Reputation: 165
I'm trying to use ActiveState TCL on a windows PC to run the following TCL. looks like i'm doing a non-greedy match between #\(.*?\) and its matching greedy into the next statements... Any idea what i'm doing wrong or how to fix this?
proc extract_verilog_instances {text} {
set rexp {(\w+)\s+(\#\s*\((?:.*?)\)\s*)?(\w+(?:\[\d+\])?)\s*\(}
# rexp will match any of the following statement types:
#
# module_name instance_name (
# module_name instance_name[0] (
# module_name #(parameter1, parameter2) instance_name (
# module_name #(parameter1, parameter2) instance_name[0] (
set regrun [regexp -inline -all -indices -expanded $rexp $text]
foreach {m0 m1 m2 m3} $regrun {
set start_index [lindex $m0 0]
set end_index [lindex $m0 1]
set module [string range $text [lindex $m1 0] [lindex $m1 1]]
set instance [string range $text [lindex $m3 0] [lindex $m3 1]]

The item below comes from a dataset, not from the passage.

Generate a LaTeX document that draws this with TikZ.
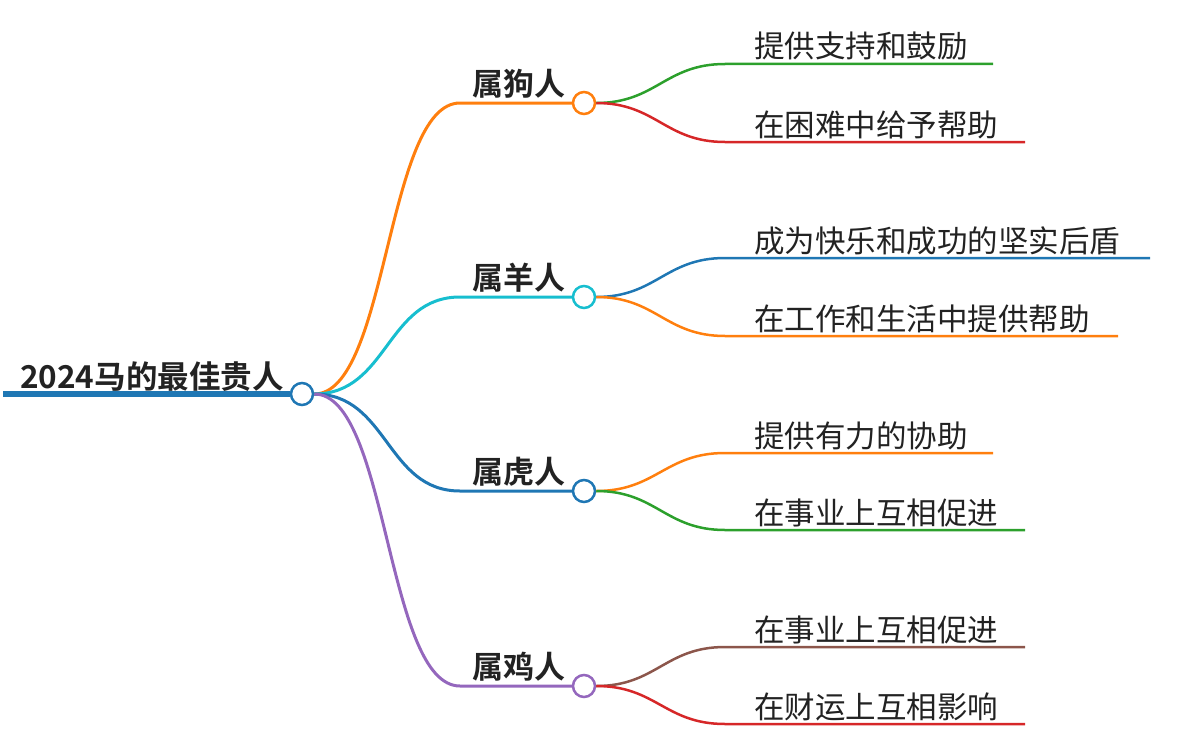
\documentclass[tikz,border=0pt]{standalone}
\usepackage{fontspec}
\setmainfont{Noto Sans CJK SC}[BoldFont={Noto Sans CJK SC Bold}]
\usepackage{tikz}
\definecolor{tabblue}{HTML}{1F77B4}
\definecolor{taborange}{HTML}{FF7F0E}
\definecolor{tabgreen}{HTML}{2CA02C}
\definecolor{tabred}{HTML}{D62728}
\definecolor{tabpurple}{HTML}{9467BD}
\definecolor{tabbrown}{HTML}{8C564B}
\definecolor{tabcyan}{HTML}{17BECF}
\definecolor{textdark}{RGB}{34,34,34}
\tikzset{
  hub/.style={
    circle,
    draw=#1,
    fill=white,
    line width=2.5pt,
    minimum size=22pt,
    inner sep=0pt
  },
  branch/.style={draw=#1, line width=3pt},
  twig/.style={draw=#1, line width=2.5pt},
  rootlabel/.style={font=\bfseries\fontsize{31.5}{31.5}\selectfont, text=textdark, anchor=base west, inner sep=0pt},
  toplabel/.style={font=\bfseries\fontsize{31}{31}\selectfont, text=textdark, anchor=base east, inner sep=0pt},
  leaflabel/.style={font=\fontsize{30.5}{30.5}\selectfont, text=textdark, anchor=base west, inner sep=0pt}
}

\begin{document}
\begin{tikzpicture}[x=1pt, y=-1pt]
\useasboundingbox (0,0) rectangle (1180,752);

% Root
\coordinate (rootstart) at (3,394);
\node[hub=tabblue] (root) at (302,394) {};
\node[rootlabel] (roottext) at (20,388) {2024马的最佳贵人};
\draw[draw=tabblue, line width=6pt] (rootstart) -- (root.west);

% Branch hubs
\node[hub=taborange] (gou) at (584,103) {};
\node[hub=tabcyan] (yang) at (584,297) {};
\node[hub=tabblue] (hu) at (584,491) {};
\node[hub=tabpurple] (ji) at (584,686) {};

\coordinate (gouin) at (460,103);
\coordinate (yangin) at (460,297);
\coordinate (huin) at (460,491);
\coordinate (jiin) at (460,686);

% Branch labels
\node[toplabel] (goutext) at (566,95) {属狗人};
\node[toplabel] (yangtext) at (566,289) {属羊人};
\node[toplabel] (hutext) at (566,483) {属虎人};
\node[toplabel] (jitext) at (566,678) {属鸡人};

% Branches
\draw[branch=taborange] (root.east) .. controls +(74,0) and +(-74,0) .. (gouin) -- (gou.west);
\draw[branch=tabcyan] (root.east) .. controls +(74,0) and +(-74,0) .. (yangin) -- (yang.west);
\draw[branch=tabblue] (root.east) .. controls +(74,0) and +(-74,0) .. (huin) -- (hu.west);
\draw[branch=tabpurple] (root.east) .. controls +(74,0) and +(-74,0) .. (jiin) -- (ji.west);

% Leaves: start and end points
\coordinate (goua) at (725,64);   \coordinate (gouaend) at (993,64);
\coordinate (goub) at (725,142);  \coordinate (goubend) at (1025,142);
\coordinate (yanga) at (725,258); \coordinate (yangaend) at (1150,258);
\coordinate (yangb) at (725,336); \coordinate (yangbend) at (1118,336);
\coordinate (hua) at (725,453);   \coordinate (huaend) at (993,453);
\coordinate (hub) at (725,530);   \coordinate (hubend) at (1025,530);
\coordinate (jia) at (725,647);   \coordinate (jiaend) at (1025,647);
\coordinate (jib) at (725,724);   \coordinate (jibend) at (1025,724);

% Leaf labels
\node[leaflabel] (gouatext) at (754,58) {提供支持和鼓励};
\node[leaflabel] (goubtext) at (754,136) {在困难中给予帮助};
\node[leaflabel] (yangatext) at (754,252) {成为快乐和成功的坚实后盾};
\node[leaflabel] (yangbtext) at (754,330) {在工作和生活中提供帮助};
\node[leaflabel] (huatext) at (754,447) {提供有力的协助};
\node[leaflabel] (hubtext) at (754,524) {在事业上互相促进};
\node[leaflabel] (jiatext) at (754,641) {在事业上互相促进};
\node[leaflabel] (jibtext) at (754,718) {在财运上互相影响};

% Leaf connections
\draw[twig=tabgreen] (gou.east) .. controls +(60,0) and +(-60,0) .. (goua) -- (gouaend);
\draw[twig=tabred] (gou.east) .. controls +(60,0) and +(-60,0) .. (goub) -- (goubend);
\draw[twig=tabblue] (yang.east) .. controls +(60,0) and +(-60,0) .. (yanga) -- (yangaend);
\draw[twig=taborange] (yang.east) .. controls +(60,0) and +(-60,0) .. (yangb) -- (yangbend);
\draw[twig=taborange] (hu.east) .. controls +(60,0) and +(-60,0) .. (hua) -- (huaend);
\draw[twig=tabgreen] (hu.east) .. controls +(60,0) and +(-60,0) .. (hub) -- (hubend);
\draw[twig=tabbrown] (ji.east) .. controls +(60,0) and +(-60,0) .. (jia) -- (jiaend);
\draw[twig=tabred] (ji.east) .. controls +(60,0) and +(-60,0) .. (jib) -- (jibend);

\end{tikzpicture}
\end{document}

puts "module:$module instance:$instance"
}
}
set vlog {
second_module #(2) inst2 (.in2(sig2), .out2(sig3));
third_module inst3 (.in3(sig3), .out3(sig4));
fourth_module #(.in4_clk_freq(50), .in4_rst_val(1'b0)) inst4 (.in4_clk(clk), .in4_rst(rst), .in4_in1(sig4), .in4_in2(sig5), .out4(sig6));
}
extract_verilog_instances $vlog
proc extract_verilog_instances5 $vlog
Expected output:
module:second_module instance:inst2
module:third_module instance:inst3
module:forth_module instance:inst4
Actual output:
module:second_module instance:inst4
Upvotes: 2
Views: 59
Reputation: 627341
You can use
(\w+?)\s+(#\s*\(.*\)\s*)?(\w+(?:\[\d+\])?)\s*\(
In a Tcl regex, greediness is set with the first quantifier in the pattern. So, if you use \w+?
as the first quantified subpattern, all subsequent patterns with +
or *
will automatically turn into +?
and *?
.
If you want to test this regex in a PCRE compliant regex tester, the pattern above should be written as
(\w+?)\s+?(#\s*?\(.*?\)\s*?)?(\w+?(?:\[\d+?\])??)\s*?\(
See the regex demo.
This regex works for you because \w+?
at the start of the pattern will work the same as \w+
because it is followed with an obligatory \s
, and all the rest lazy patterns work because of the obligatory patterns following them (\(
is very good and important here).
Upvotes: 2